▶ WRITTEN PROBLEM: Pick out each line containing the string "this" and copy it.

— START DATA TO PROCESS —

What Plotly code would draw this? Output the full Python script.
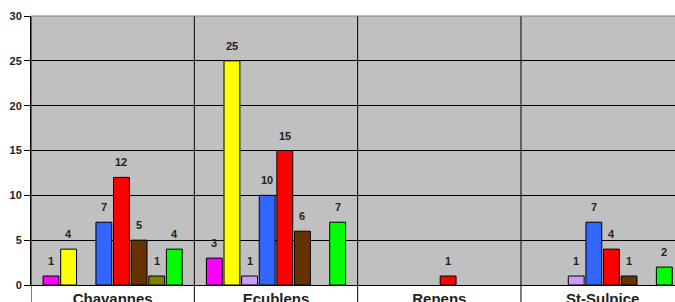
import plotly.graph_objects as go

categories = ["Chavannes", "Ecublens", "Renens", "St-Sulpice"]
series_colors = ["#FF00FF", "#FFFF00", "#CC99FF", "#3366FF", "#FF0000", "#663300", "#808000", "#00FF00"]
s1 = [1, 3, 0, 0]
s2 = [4, 25, 0, 0]
s3 = [0, 1, 0, 1]
s4 = [7, 10, 0, 7]
s5 = [12, 15, 1, 4]
s6 = [5, 6, 0, 1]
s7 = [1, 0, 0, 0]
s8 = [4, 7, 0, 2]
series = [s1, s2, s3, s4, s5, s6, s7, s8]
yticks = [0, 5, 10, 15, 20, 25, 30]

FONT = "Liberation Sans, Arial, sans-serif"
BARGAP = 0.137
nser = len(series)
slot = (1 - BARGAP) / nser

fig = go.Figure()
for j, (vals, col) in enumerate(zip(series, series_colors)):
    fig.add_trace(go.Bar(
        x=categories, y=[v if v else None for v in vals],
        marker=dict(color=col, line=dict(color="black", width=1)),
        showlegend=False, hoverinfo="skip",
    ))
    for i, v in enumerate(vals):
        if v:
            fig.add_annotation(
                x=i - (1 - BARGAP) / 2 + (j + 0.5) * slot, y=v,
                xref="x", yref="y", text="<b>%d</b>" % v, showarrow=False,
                yanchor="middle", xanchor="center", yshift=15,
                font=dict(family=FONT, size=11, color="#222"),
            )

for i in range(len(categories)):
    fig.add_shape(type="line", xref="x", yref="paper",
                  x0=i - 0.5, x1=i - 0.5, y0=-0.1, y1=1,
                  line=dict(color="black", width=1), layer="below")

fig.add_shape(type="line", xref="paper", yref="paper", x0=0, x1=1, y0=1, y1=1,
              line=dict(color="#808080", width=1))

fig.update_layout(
    width=675, height=302,
    margin=dict(l=31, r=0, t=16, b=17),
    paper_bgcolor="white", plot_bgcolor="#C0C0C0",
    barmode="group", bargap=BARGAP, bargroupgap=0.1,
    font=dict(family=FONT, color="#222"),
    xaxis=dict(type="category", range=[-0.5, 3.443], showgrid=False, automargin=False,
               showline=True, linecolor="black", linewidth=1,
               ticks="", tickfont=dict(family=FONT, size=15, color="#222", weight="bold"),
               ticklabelstandoff=0),
    yaxis=dict(range=[0, 30], tickvals=yticks, showgrid=True, gridcolor="black", gridwidth=1,
               automargin=False,
               showline=True, linecolor="black", linewidth=1,
               ticks="outside", ticklen=6, tickcolor="black",
               tickfont=dict(family=FONT, size=11, color="#222", weight="bold"),
               zeroline=False),
)

fig.write_html(
    "out.html",
    config={"displayModeBar": False},
    post_script="document.body.style.margin='0';document.body.style.overflow='hidden';",
)
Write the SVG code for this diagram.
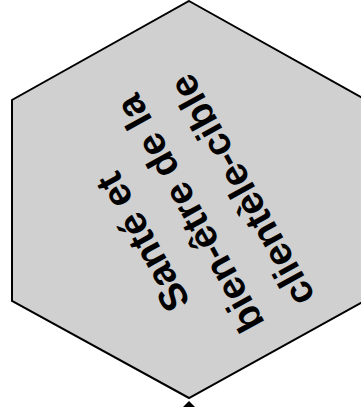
<svg xmlns="http://www.w3.org/2000/svg" width="361" height="407" viewBox="0 0 361 407">
<style>
.hex{fill:#d0d0d0;stroke:#000;stroke-width:2;stroke-linejoin:miter}
.lbl{font-family:"Liberation Sans",Arial,sans-serif;font-weight:bold;font-size:39px;fill:#000;text-anchor:middle}
</style>
<g id="node-hexagon">
<polygon class="hex" points="189,1 366,100 366,300 189,398 12,301 12,100"/>
<g transform="translate(189,214) rotate(-119)">
<text class="lbl" x="-2" y="-41">Santé et</text>
<text class="lbl" x="0" y="14">bien-être de la</text>
<text class="lbl" x="-5" y="71">clientèle-cible</text>
</g>
</g>
<g id="node-below">
<polygon points="189,401 196,408 182,408" fill="#000"/>
</g>
<g id="connectors"></g>
</svg>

— END DATA TO PROCESS —

▶ TASK RESPONSE:
What Plotly code would draw this? Output the full Python script.
Write the SVG code for this diagram.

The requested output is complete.